DATA EXTRACT -
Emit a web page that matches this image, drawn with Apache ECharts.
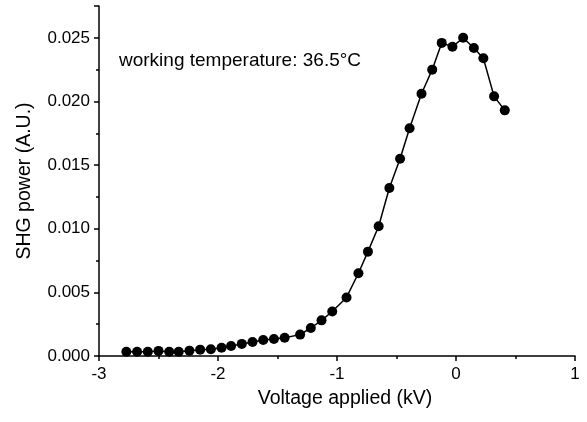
<!DOCTYPE html>
<html>
<head>
<meta charset="utf-8">
<script src="https://cdn.jsdelivr.net/npm/echarts@6/dist/echarts.min.js"></script>
<style>
  html, body { margin: 0; padding: 0; background: #fff; }
  #chart { width: 587px; height: 422px; }
</style>
</head>
<body>
<div id="chart"></div>
<script>
// applied voltage (kV)
var voltage = [-2.77, -2.68, -2.59, -2.50, -2.41, -2.33, -2.24, -2.15, -2.06, -1.97,
  -1.89, -1.80, -1.71, -1.62, -1.53, -1.44, -1.31, -1.22, -1.13, -1.04,
  -0.92, -0.82, -0.74, -0.65, -0.56, -0.47, -0.39, -0.29, -0.20, -0.12,
  -0.03, 0.06, 0.15, 0.23, 0.32, 0.41]
// SHG power (A.U.)
var shgPower = [0.00034, 0.00034, 0.00034, 0.0004, 0.00034, 0.00034, 0.00042, 0.0005, 0.00053, 0.00065,
  0.00079, 0.00095, 0.0011, 0.00126, 0.00134, 0.00144, 0.00168, 0.0022, 0.0028, 0.0035,
  0.0046, 0.0065, 0.0082, 0.0102, 0.0132, 0.0155, 0.0179, 0.0206, 0.0225, 0.0246,
  0.0243, 0.0250, 0.0242, 0.0234, 0.0204, 0.0193]

var font = 'Liberation Sans, Arial, sans-serif'
var chart = echarts.init(document.getElementById('chart'))

chart.setOption({
  animation: false,
  grid: { left: 99, right: 12, top: 6, bottom: 66 },
  xAxis: {
    type: 'value',
    min: -3, max: 1, interval: 1,
    name: 'Voltage applied (kV)',
    nameLocation: 'middle',
    nameGap: 33,
    nameTextStyle: { color: '#000', fontSize: 19.5, fontFamily: font, padding: [0, 0, 0, 16] },
    axisLine: { onZero: false, lineStyle: { color: '#000', width: 1.5 } },
    axisTick: { length: 5, lineStyle: { color: '#000', width: 1.5 } },
    minorTick: { show: true, splitNumber: 2, length: 3, lineStyle: { color: '#000', width: 1.5 } },
    axisLabel: { color: '#000', fontSize: 17, fontFamily: font, margin: 10 },
    splitLine: { show: false }
  },
  yAxis: {
    type: 'value',
    min: 0, max: 0.0275, interval: 0.005,
    name: 'SHG power (A.U.)',
    nameLocation: 'middle',
    nameGap: 64,
    nameTextStyle: { color: '#000', fontSize: 19.5, fontFamily: font },
    axisLine: { show: true, onZero: false, lineStyle: { color: '#000', width: 1.5 } },
    axisTick: { show: true, length: 5, lineStyle: { color: '#000', width: 1.5 } },
    minorTick: { show: true, splitNumber: 2, length: 3, lineStyle: { color: '#000', width: 1.5 } },
    axisLabel: {
      color: '#000', fontSize: 17, fontFamily: font, margin: 9,
      showMaxLabel: false,
      formatter: function (v) { return v.toFixed(3) }
    },
    splitLine: { show: false }
  },
  graphic: [{
    type: 'text',
    left: 119,
    top: 51,
    style: {
      text: 'working temperature: 36.5°C',
      fill: '#000',
      fontSize: 19,
      fontFamily: font
    }
  }],
  series: [{
    type: 'line',
    data: voltage.map(function (v, i) { return [v, shgPower[i]] }),
    symbol: 'circle',
    symbolSize: 10,
    itemStyle: { color: '#000' },
    lineStyle: { color: '#000', width: 1.5 }
  }]
})
</script>
</body>
</html>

PROBLEM TO WORK ON - Pictures stay out. Print the data exactly, from its first line through the line containing "var chart = echarts.init(document.getElementById('chart'))".

IN RESPONSE -
Emit a web page that matches this image, drawn with Apache ECharts.
<!DOCTYPE html>
<html>
<head>
<meta charset="utf-8">
<script src="https://cdn.jsdelivr.net/npm/echarts@6/dist/echarts.min.js"></script>
<style>
  html, body { margin: 0; padding: 0; background: #fff; }
  #chart { width: 587px; height: 422px; }
</style>
</head>
<body>
<div id="chart"></div>
<script>
// applied voltage (kV)
var voltage = [-2.77, -2.68, -2.59, -2.50, -2.41, -2.33, -2.24, -2.15, -2.06, -1.97,
  -1.89, -1.80, -1.71, -1.62, -1.53, -1.44, -1.31, -1.22, -1.13, -1.04,
  -0.92, -0.82, -0.74, -0.65, -0.56, -0.47, -0.39, -0.29, -0.20, -0.12,
  -0.03, 0.06, 0.15, 0.23, 0.32, 0.41]
// SHG power (A.U.)
var shgPower = [0.00034, 0.00034, 0.00034, 0.0004, 0.00034, 0.00034, 0.00042, 0.0005, 0.00053, 0.00065,
  0.00079, 0.00095, 0.0011, 0.00126, 0.00134, 0.00144, 0.00168, 0.0022, 0.0028, 0.0035,
  0.0046, 0.0065, 0.0082, 0.0102, 0.0132, 0.0155, 0.0179, 0.0206, 0.0225, 0.0246,
  0.0243, 0.0250, 0.0242, 0.0234, 0.0204, 0.0193]

var font = 'Liberation Sans, Arial, sans-serif'
var chart = echarts.init(document.getElementById('chart'))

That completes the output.